Clearly, Joyelle McSweeney’s concept of the Necropastoral influences this muddied, funerary view. McSweeney coined the Necropastoral to mean her view of “a political-aesthetic zone in which the fact of mankind’s depredations cannot be separated from an experience of ‘nature’ which is poisoned, mutated, aberrant, spectacular, full of ill effects and affects.” It’s not so important that we can articulate what kind of political environment we find ourselves in, or that we must, in our particular political environment, find a way through which we must talk about “life” or “death” under the purview of narratives foisted upon us, but that we are a part of one great, big contingency – those catastrophes and meltdowns and holocausts, destinies and fates and fortunes, where our particular standing or identity is completely irrelevant. The question of “what lies ahead” is a question for journalists and cultural critics and thinkers of all sorts, not poets. The poet looks out toward the growing pile of the dead, who we know we will join, surveys it, and recognizes it as the most powerful evidence that we were here at all.

Through this theory of rotting, we are necrophiliacs amongst the already-dead, lusting after and traipsing upon and doing away with other zombie bodies hoping toward an eternal life on earth, our living-as-the-dead-ness. Does this mean that what the poet should do is write about skulls, Halloween, wearing the color black, and death metal? Well, no; but it does require from those of us with this worldview that we try to write, think about, and put out poetry in our publications that do not attempt to be the poetry that the curatorial Powers that Be will dote.

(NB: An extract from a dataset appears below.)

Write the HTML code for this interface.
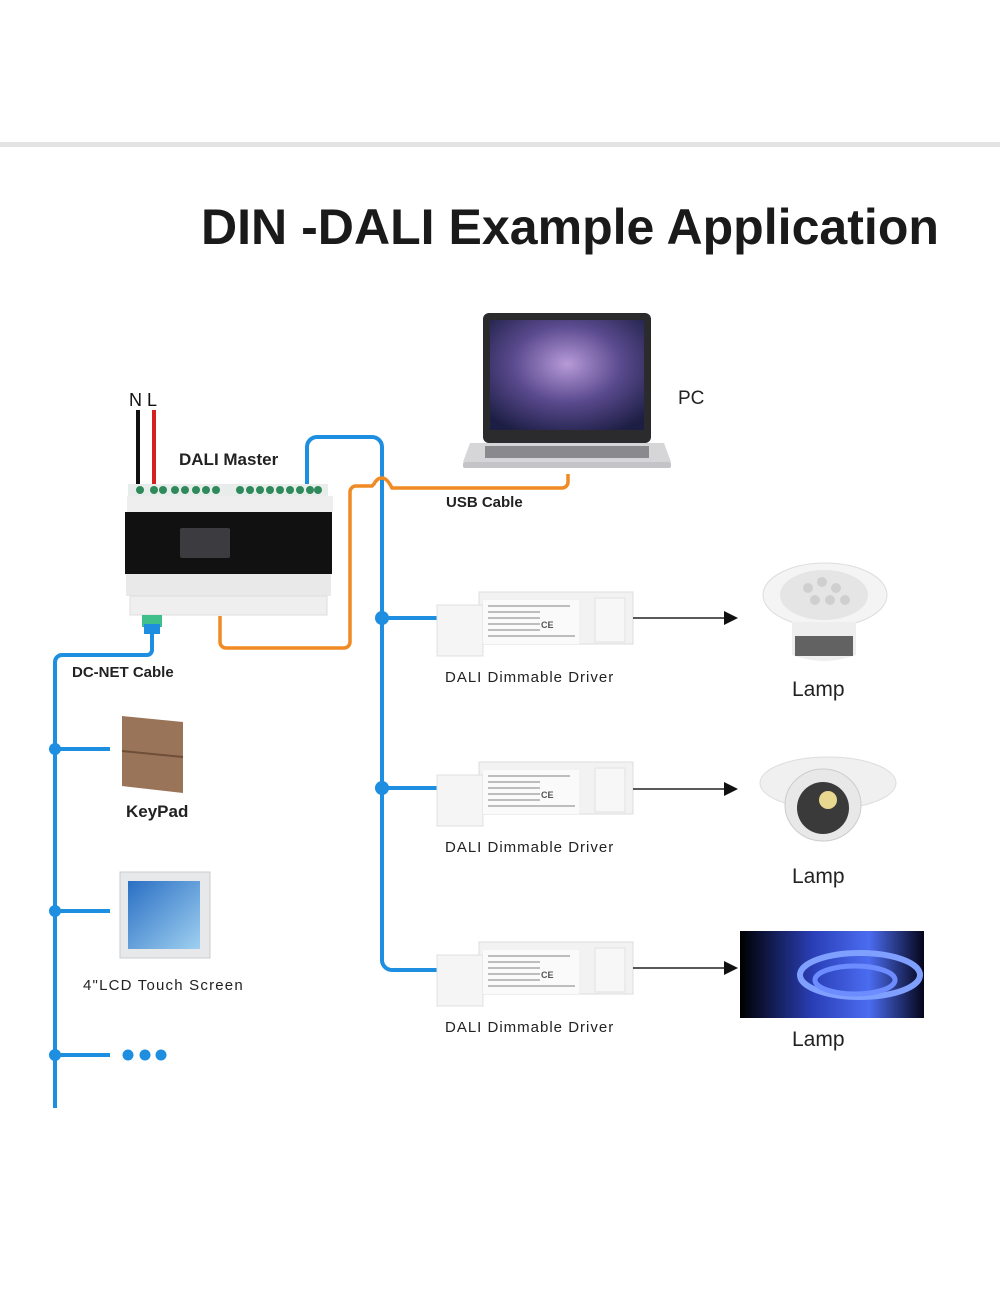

In any case, that means we will usually have to do things on our own. In my case, after the release of the first issue of Maximus, I started working on publishing a collection of poems called You, the Viewer at Home, Moon for Tom Will, the poetry editor here at APOCALYPSE CONFIDENTIAL. I like Tom’s poetry because it is diseased and infected in ways that are shocking: it’s beautiful plastic, it resists decay, yet his awareness of texture – the contrast between human and non-human – wriggles around uncomfortably, like a Francis Bacon painting. My favorite is his “Pearl Moon,” which appeared in the first issue of Maximus. It goes:

Spraying canned air on our underarms and groins.

Drying like paint as it blows across the moon.

When we made love; it sounded like someone was dragging a string of pearls down the road.

Will goes a step further than Jake LaMotta, who throws ice water down his pants to keep himself chaste, by punishing himself and his lover with canned air. Like a Bacon painting, we’re stuck in a disturbing, hostile, anti-human ecosystem. Where Bacon has his vacuum in a box, screaming popes, mutilated carcasses, Will has his vacuum on the moon, a place where pleasure is never simply pleasure. And any sign of beauty, like his pearls, rumbles along the cratered surface of the pavement moon, scuffed and degraded as he and his lover fuck and bump their skin encased in aerosol burns. Would a lover let him do this willingly? His poem catalogs an abuse and entombs it in the language of death and necrosis.

From now on, when a poet asks, “What’s next?” the answer is, and has always been, “That big field of corpses behind you.” Get off your ass and make something out of dirt. Everything is dead!